Shirkys Antwort: "They're not talking to you."
Ganz genau.
Um es ganz banal zu machen: wer diese Äußerungen im Web derartig kommentiert – sie also als Zeichen für den kulturellen Untergang des Abendlandes sieht, der mischt sich letztlich in Angelegenheiten ein, die ihn eigentlich nichts angehen. Nur allein deswegen, weil etwas offen im Netz steht, heißt es doch nicht, dass es auch an jeden gerichtet ist? Nur weil eine Sache von jedem aufgerufen werden kann, muss sich doch nicht gleich jeder als Adressat fühlen? Und wieso sucht sich der Kritiker, der unbedingt zeigen will, dass es im Web eh nur Unsinn gibt, nicht stattdessen die Seiten von Leuten aus, die wirklich was zu sagen haben, und arbeitet sich an denen ab?
Wer banalsten Web-Content als Beweis dafür benutzt, dass im Web ja eh nur Quatsch zu finden sei, der handelt in etwa genauso wie derjenige, der auf der Straße irgendwelchen Smalltalk zwischen Fremden belauscht und dann daraus schlussfolgert, dass die gesamte Menschheit ja ziemlich blöde sein muss.

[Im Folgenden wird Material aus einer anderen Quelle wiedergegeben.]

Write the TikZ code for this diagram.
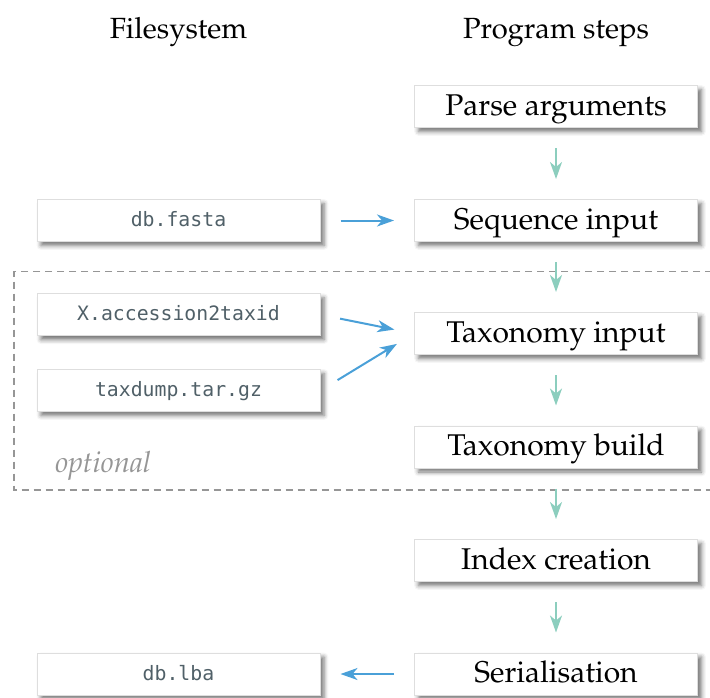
\documentclass[tikz,border=0pt]{standalone}
\usepackage{fontspec}
\usepackage[T1]{fontenc}
\usepackage{mathpazo}
\newfontfamily\codefont{DejaVu Sans Mono}
\usetikzlibrary{arrows.meta,shadows.blur}

\definecolor{codegray}{RGB}{80,96,104}
\definecolor{flowgreen}{RGB}{140,206,190}
\definecolor{ioblue}{RGB}{74,160,216}
\definecolor{boxline}{RGB}{222,222,222}
\definecolor{optgray}{RGB}{150,150,150}

\tikzset{
  card/.style={draw=boxline, line width=0.5pt, fill=white,
    minimum width=141.5pt, minimum height=21pt, inner sep=0pt,
    blur shadow={shadow xshift=2pt, shadow yshift=-2pt,
      shadow blur radius=2.2pt, shadow opacity=55}},
  stepbox/.style={card, font=\fontsize{15}{18}\selectfont,
    text height=11pt, text depth=2.5pt},
  filebox/.style={card, font=\codefont\fontsize{9.9}{12}\selectfont\color{codegray},
    text height=8.2pt, text depth=2pt},
  header/.style={anchor=base, inner sep=0pt, font=\fontsize{14.6}{18}\selectfont},
  tipstyle/.style={-{Stealth[length=8.5pt, width=6pt, inset=2.5pt]}},
  flow/.style={draw=flowgreen, line width=1pt, tipstyle,
    shorten >=10pt, shorten <=10pt},
  io/.style={draw=ioblue, line width=1pt, tipstyle,
    shorten >=10pt, shorten <=10pt},
  optframe/.style={draw=optgray, line width=0.75pt, dash pattern=on 3.5pt off 2.5pt}
}

\begin{document}
\begin{tikzpicture}[x=0.5pt, y=-0.5pt]
  \useasboundingbox (0,0) rectangle (710,697);

  % column headings
  \node[header] (hfs)   at (178.5,38) {Filesystem};
  \node[header] (hprog) at (556,38)   {Program steps};

  % optional part of the pipeline
  \draw[optframe] (712,271.5) -- (14,271.5) -- (14,490) -- (712,490);
  \node[anchor=base west, inner sep=0pt, text=optgray,
        font=\fontsize{14.6}{18}\selectfont\itshape] (opt) at (55,472) {optional};

  % program steps
  \node[stepbox] (parse) at (556,106.5) {Parse arguments};
  \node[stepbox] (seq)   at (556,220.5) {Sequence input};
  \node[stepbox] (taxin) at (556,333.5) {Taxonomy input};
  \node[stepbox] (taxbd) at (556,447)   {Taxonomy build};
  \node[stepbox] (index) at (556,560.5) {Index creation};
  \node[stepbox] (ser)   at (556,674)   {Serialisation};

  % files
  \node[filebox] (fasta) at (178.5,220.5) {db.fasta};
  \node[filebox] (acc)   at (178.5,314.7) {X.accession2taxid};
  \node[filebox] (dump)  at (178.5,390.5) {taxdump.tar.gz};
  \node[filebox] (lba)   at (178.5,674)   {db.lba};

  % control flow
  \draw[flow] (parse) -- (seq);
  \draw[flow] (seq)   -- (taxin);
  \draw[flow] (taxin) -- (taxbd);
  \draw[flow] (taxbd) -- (index);
  \draw[flow] (index) -- (ser);

  % file input and output
  \draw[io] (fasta.east) -- (seq.west);
  \draw[io] (acc.east)   -- (taxin.west);
  \draw[io] (dump.east)  -- (taxin.west);
  \draw[io] (ser.west)   -- (lba.east);
\end{tikzpicture}
\end{document}
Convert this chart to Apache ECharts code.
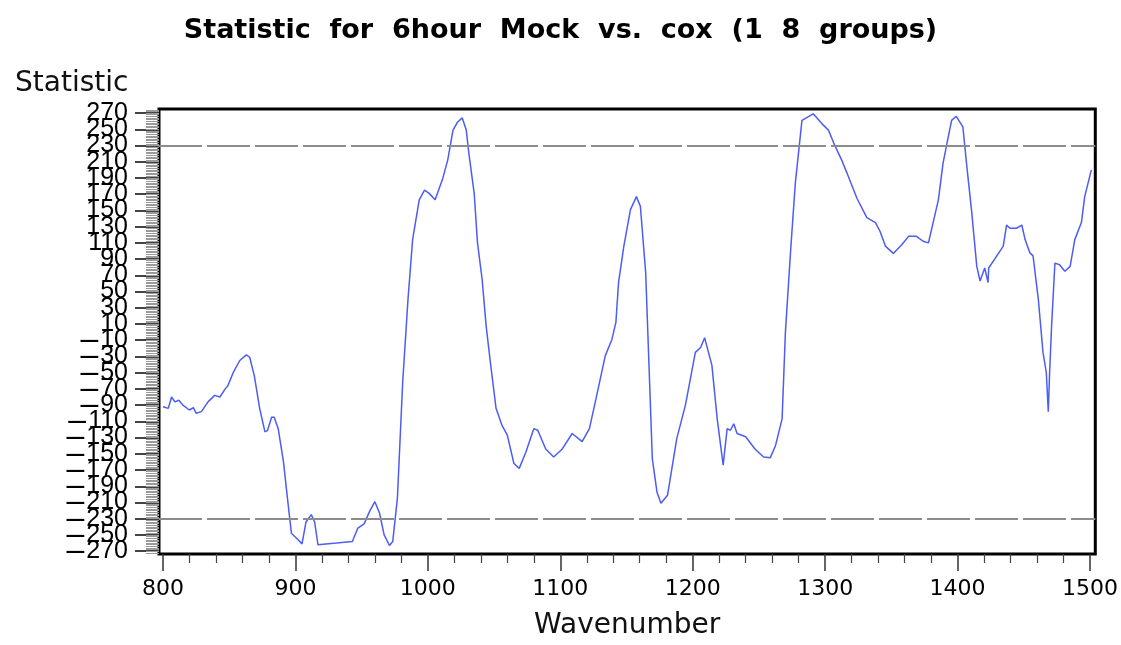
<!DOCTYPE html>
<html>
<head>
<meta charset="utf-8">
<script src="https://cdn.jsdelivr.net/npm/echarts@6/dist/echarts.min.js"></script>
<style>
  html, body { margin: 0; padding: 0; background: #fff; }
  #chart { width: 1121px; height: 645px; }
</style>
</head>
<body>
<div id="chart"></div>
<script>
// Statistic profile over the wavenumber range
const wavenumber = [
  800, 804, 806.5, 809, 812, 815, 820, 823, 825, 829, 834, 839, 843, 847, 849, 853, 858, 863, 865.5, 869,
  873, 877, 879, 882, 884, 887, 891, 894, 897, 899.5, 902, 905, 908, 912, 914.5, 917, 931, 943, 947, 952,
  956, 960, 963.5, 967, 971, 973.5, 977, 981, 985, 988.5, 993.5, 997.5, 1001, 1005.5, 1011, 1015, 1019, 1022.5, 1026, 1029,
  1031, 1035, 1037.5, 1041, 1044, 1047.5, 1051.5, 1056, 1060, 1065, 1069, 1074, 1080, 1083, 1089, 1095, 1101.5, 1109, 1116.5, 1122,
  1127, 1134, 1139, 1142, 1144, 1148, 1153, 1157.5, 1160.5, 1164.5, 1167, 1169.5, 1173, 1176, 1181, 1188, 1194.5, 1202, 1206, 1209,
  1214.5, 1218.5, 1223, 1226, 1228.5, 1231, 1233.5, 1240, 1247, 1253.5, 1258.5, 1262.5, 1267.5, 1270, 1274, 1277.5, 1282.5, 1291, 1297.5, 1302.5,
  1306.5, 1312.5, 1316.5, 1324, 1331.5, 1338, 1341.5, 1345.5, 1351.5, 1358, 1363, 1369, 1374, 1378, 1385.5, 1389, 1393, 1395.5, 1399, 1404,
  1407, 1410.5, 1414.5, 1417, 1420.5, 1423, 1423.5, 1428, 1434.5, 1437, 1439.5, 1444.5, 1448.5, 1451, 1454.5, 1457, 1461, 1464.5, 1467, 1468.5,
  1469.5, 1471, 1473.5, 1477, 1481, 1485, 1488.5, 1493.5, 1496, 1501
];
const statistic = [
  -92, -94, -80, -86, -84, -90, -96, -93, -100, -98, -86, -78, -80, -70, -66, -50, -35, -28, -31, -54,
  -94, -123, -121, -105, -105, -119, -160, -205, -248, -252, -256, -261, -234, -225, -234, -262, -260, -258, -242, -236,
  -221, -209, -223, -250, -263, -258, -205, -62, 40, 114, 163, 175, 171, 163, 188, 212, 249, 259, 264, 249,
  220, 171, 110, 65, 8, -41, -94, -115, -127, -162, -168, -148, -119, -121, -144, -154, -144, -125, -135, -119,
  -82, -29, -9, 12, 61, 106, 151, 167, 155, 73, -41, -156, -197, -211, -201, -131, -90, -25, -19, -7,
  -41, -107, -164, -119, -121, -113, -125, -129, -144, -154, -155, -140, -107, 0, 102, 184, 261, 269, 257, 249,
  233, 212, 196, 165, 141, 135, 124, 106, 97, 108, 118, 118, 112, 110, 163, 208, 241, 261, 266, 253,
  204, 151, 81, 63, 79, 61, 79, 90, 106, 132, 128, 128, 132, 114, 98, 94, 40, -25, -50, -98,
  -50, 8, 85, 83, 75, 81, 114, 135, 167, 200
];

// Axis labels and reference levels
const xTickLabels = [800, 900, 1000, 1100, 1200, 1300, 1400, 1500];
const xMinorTicks = [820, 840, 860, 880, 920, 940, 960, 980, 1020, 1040, 1060, 1080, 1120, 1140, 1160, 1180,
  1220, 1240, 1260, 1280, 1320, 1340, 1360, 1380, 1420, 1440, 1460, 1480];
const yTickLabels = [-270, -250, -230, -210, -190, -170, -150, -130, -110, -90, -70, -50, -30, -10,
  10, 30, 50, 70, 90, 110, 130, 150, 170, 190, 210, 230, 250, 270];
const thresholds = [230, -230];

const titleText = 'Statistic  for  6hour  Mock  vs.  cox  (1  8  groups)';
const yName = 'Statistic';
const xName = 'Wavenumber';

// the tightly packed vertical labels are split over two stacked axes so
// none of them gets dropped for touching its neighbour
const yLabelsA = yTickLabels.filter((_, i) => i % 2 === 0);
const yLabelsB = yTickLabels.filter((_, i) => i % 2 === 1);

// fine tick marks every 2 units along the vertical axis
const yFineTicks = [];
for (let v = -272; v <= 274; v += 2) yFineTicks.push(v);

const X_MIN = 797, X_MAX = 1504, Y_MIN = -273.5, Y_MAX = 275;

const yLabelStyle = (values) => ({
  show: true, customValues: values, margin: 31, hideOverlap: false,
  formatter: function (v) {
    return v < 0 ? '{m|\u2013}{n|' + Math.abs(v) + '}' : '{n|' + v + '}';
  },
  rich: {
    n: { fontFamily: 'Liberation Sans', fontSize: 25, color: '#000' },
    m: { fontFamily: 'Liberation Sans', fontSize: 32, color: '#000', padding: [0, 2, 0, 0] }
  }
});

const chart = echarts.init(document.getElementById('chart'), null, { renderer: 'canvas' });

chart.setOption({
  backgroundColor: '#ffffff',
  animation: false,
  title: [
    {
      text: titleText,
      left: 'center',
      top: 12,
      textStyle: { fontFamily: 'DejaVu Sans', fontWeight: 'bold', fontSize: 27, color: '#000' }
    },
    {
      text: yName,
      left: 10,
      top: 65,
      textStyle: { fontFamily: 'DejaVu Sans', fontWeight: 'normal', fontSize: 28, color: '#111' }
    }
  ],
  grid: {
    left: 159, right: 23, top: 109, bottom: 89,
    show: true, borderColor: '#000', borderWidth: 3, backgroundColor: 'transparent'
  },
  xAxis: [
    {
      type: 'value', min: X_MIN, max: X_MAX, position: 'bottom',
      name: xName, nameLocation: 'middle', nameGap: 58,
      nameTextStyle: { fontFamily: 'DejaVu Sans', fontSize: 28, color: '#111' },
      axisLine: { show: false, onZero: false },
      splitLine: { show: false },
      axisTick: { show: true, length: 17, customValues: xTickLabels, lineStyle: { color: '#333', width: 1.5 } },
      axisLabel: {
        show: true, customValues: xTickLabels, margin: 24, hideOverlap: false,
        showMinLabel: true, showMaxLabel: true,
        formatter: v => String(v),
        fontFamily: 'DejaVu Sans', fontSize: 22, color: '#000'
      }
    },
    {
      type: 'value', min: X_MIN, max: X_MAX, position: 'bottom',
      axisLine: { show: false, onZero: false }, splitLine: { show: false },
      axisLabel: { show: false },
      axisTick: { show: true, length: 9, customValues: xMinorTicks, lineStyle: { color: '#444', width: 1.2 } }
    }
  ],
  yAxis: [
    {
      type: 'value', min: Y_MIN, max: Y_MAX, position: 'left',
      axisLine: { show: false, onZero: false },
      splitLine: { show: false },
      axisTick: { show: true, length: 24, customValues: yTickLabels, lineStyle: { color: '#444', width: 2 } },
      axisLabel: yLabelStyle(yLabelsA)
    },
    {
      type: 'value', min: Y_MIN, max: Y_MAX, position: 'left',
      axisLine: { show: false, onZero: false }, splitLine: { show: false },
      axisTick: { show: false },
      axisLabel: yLabelStyle(yLabelsB)
    },
    {
      type: 'value', min: Y_MIN, max: Y_MAX, position: 'left',
      axisLine: { show: false, onZero: false }, splitLine: { show: false },
      axisLabel: { show: false },
      axisTick: { show: true, length: 13, customValues: yFineTicks, lineStyle: { color: '#9a9a9a', width: 1 } }
    }
  ],
  series: [
    {
      type: 'line',
      xAxisIndex: 0, yAxisIndex: 0,
      data: wavenumber.map((w, i) => [w, statistic[i]]),
      showSymbol: false,
      smooth: false,
      lineStyle: { color: '#4d5cf5', width: 1.5 },
      markLine: {
        silent: true,
        symbol: ['none', 'none'],
        label: { show: false },
        lineStyle: { color: '#8c8c8c', width: 2, type: [43, 5] },
        data: thresholds.map(t => ({ yAxis: t }))
      }
    }
  ]
});
</script>
</body>
</html>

Man muss im Web neu lernen, welcher Content sich an wen wendet. Und welche Erwartungen der Erzeuger des jeweiligen Inhalts an die Empfänger hat. Nur weil der Text, das Bild oder der Film offen für jeden zur Verfügung stehen, heißt noch lange nicht, dass sich auch jeder davon angesprochen fühlen muss. Ganz im Gegenteil – im Web kann man ja endlich selbst entscheiden, was für einen selbst relevant ist und was nicht.
Oder, um's mit Shirky zu sagen: "Now that the cost of posting things in a global medium has collapsed, much of what gets posted on any given day is in public but not for the public." Wer im Web kostenlos einen schlechten Witz macht oder einen Freund veralbert, der tut dies nicht, um das Feuilleton zu erreichen. Sondern schlicht, um einen schlechten Witz zu machen oder einen Freund zu veralbern.